The forum topic is recommended reading.

Saying that something sucks because it lacks originality is unoriginal.

I find Orson Card’s books to be great because he explains why characters act how they do.  His characters don’t do something without a reason.  

Of all the books I’ve read I think that Card strikes closest to the truth of the human condition.

I haven’t read some of the other authors kerpoe mentioned but from the little I have read of George Orwell I don’t see how Card even compares.  They write about different topics.

kerpoe, I am curious to know what your interpretation of the plotline was in Ender’s Game.


----------



## max (Feb 27, 2005)

> Of all the books I’ve read I think that Card strikes closest to the truth of the human condition.



You're in trouble, then, fella.


----------



## Talia_Brie (Feb 27, 2005)

The Holy Moly said:
			
		

> The forum topic is recommended reading.
> 
> Saying that something sucks because it lacks originality is unoriginal.



*Cringe*

We've had these discussions before (check out the thread on Eragon in Books and Authors, we went to town).

But at the worst, what you're suggesting is that this should be moved to Books and Authors.

I've been here a while and I don't mind having these kinds of discussions. I will put in one bit of advice:

Make sure this remains about the books of Orson Scott Card, and try very hard to keep it professional. A whole thread disappeared once because that didn't happen.

*Cough* Terry Goodkind*cough*


----------



## Ilan Bouchard (Feb 27, 2005)

Talia_Brie said:
			
		

> *Cough* Terry Goodkind*cough*



Hm... do you need a glass of water?  I just recovered from a bought of flu myself, it's the winters, I tell ya'.


----------



## smog|curling (Feb 27, 2005)

Talia_Brie said:
			
		

> Make sure this remains about the books of Orson Scott Card, and try very hard to keep it professional.


That might be hard, though, when the title of the thread is so blunt in declaring that "Card sucks." It's been many years since I read something that he wrote, so I don't really have an opinion about his books either way, but I'm just saying that perhaps the thread's title should be changed.


----------



## Ham (Feb 28, 2005)

Talia_Brie said:
			
		

> Make sure this remains about the books of Orson Scott Card, and try very hard to keep it professional. A whole thread disappeared once because that didn't happen.
> 
> *Cough* Terry Goodkind*cough*



Incidentally, what I don't like about Goodkind is very much what I don't like about Card.  Goodkind has written thousands of fantasy pages as thinly veiled homage to Ayn Rand.  Card has written thousands of fantasy/SF pages as thinly veiled Mormom allegory/preaching.
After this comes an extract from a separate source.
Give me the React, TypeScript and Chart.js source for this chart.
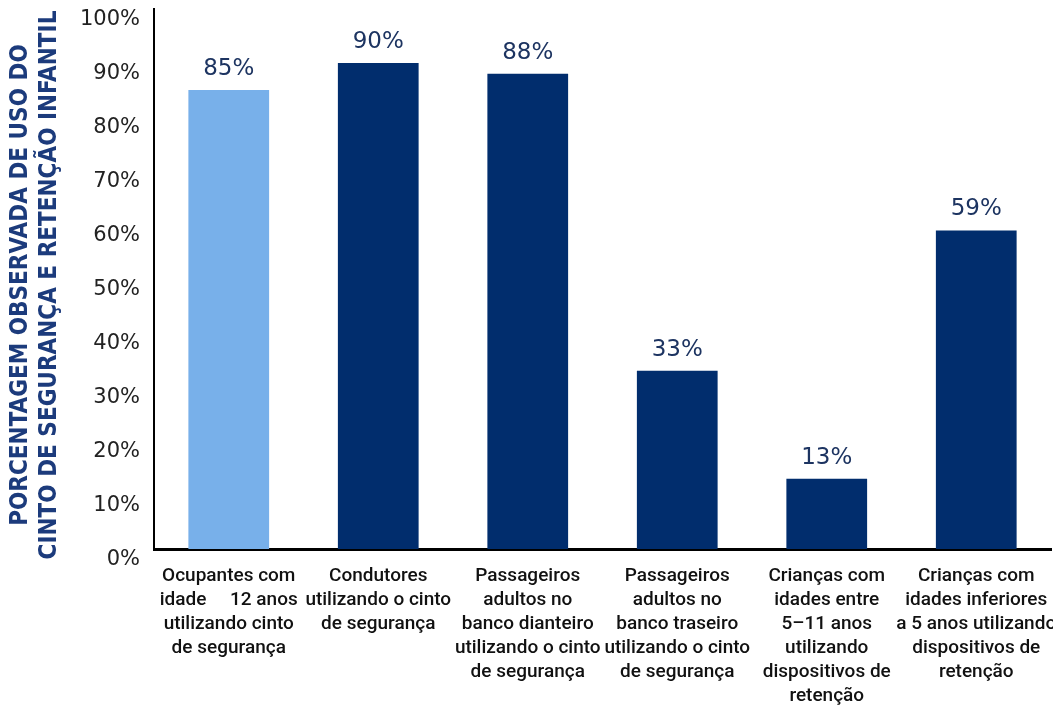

To Card's credit, he's also written quite a bit where he _didn't_ preach or draw direct parallels to Mormonism.  And some of that writing is very well done.  But on the whole, he's just a little too religiously heavy-handed for me.  (At least, he was when I stopped reading his new stuff because of this, which is probably ten years ago now.  Though, since he's still receiving criticism for this with his new novels, I feel safe in avoiding his new works, too.)


----------



## Ilan Bouchard (Feb 28, 2005)

I don't think there's anything wrong with relating literature to religion.  If you don't like it, of course that's fine.  But if it's cleverly done, with unique comparisons and such, then I think it adds an element, especially for those who are able to catch each cross-over.  It adds a second depth to the story.


----------



## The Holy Moly (Mar 1, 2005)

max said:
			
		

> You're in trouble, then, fella.



Please clarify.




Talia, I think at worst I should have just kept my mouth shut as this thread it just to incite.


----------



## Talia_Brie (Mar 1, 2005)

The Holy Moly said:
			
		

> Talia, I think at worst I should have just kept my mouth shut as this thread it just to incite.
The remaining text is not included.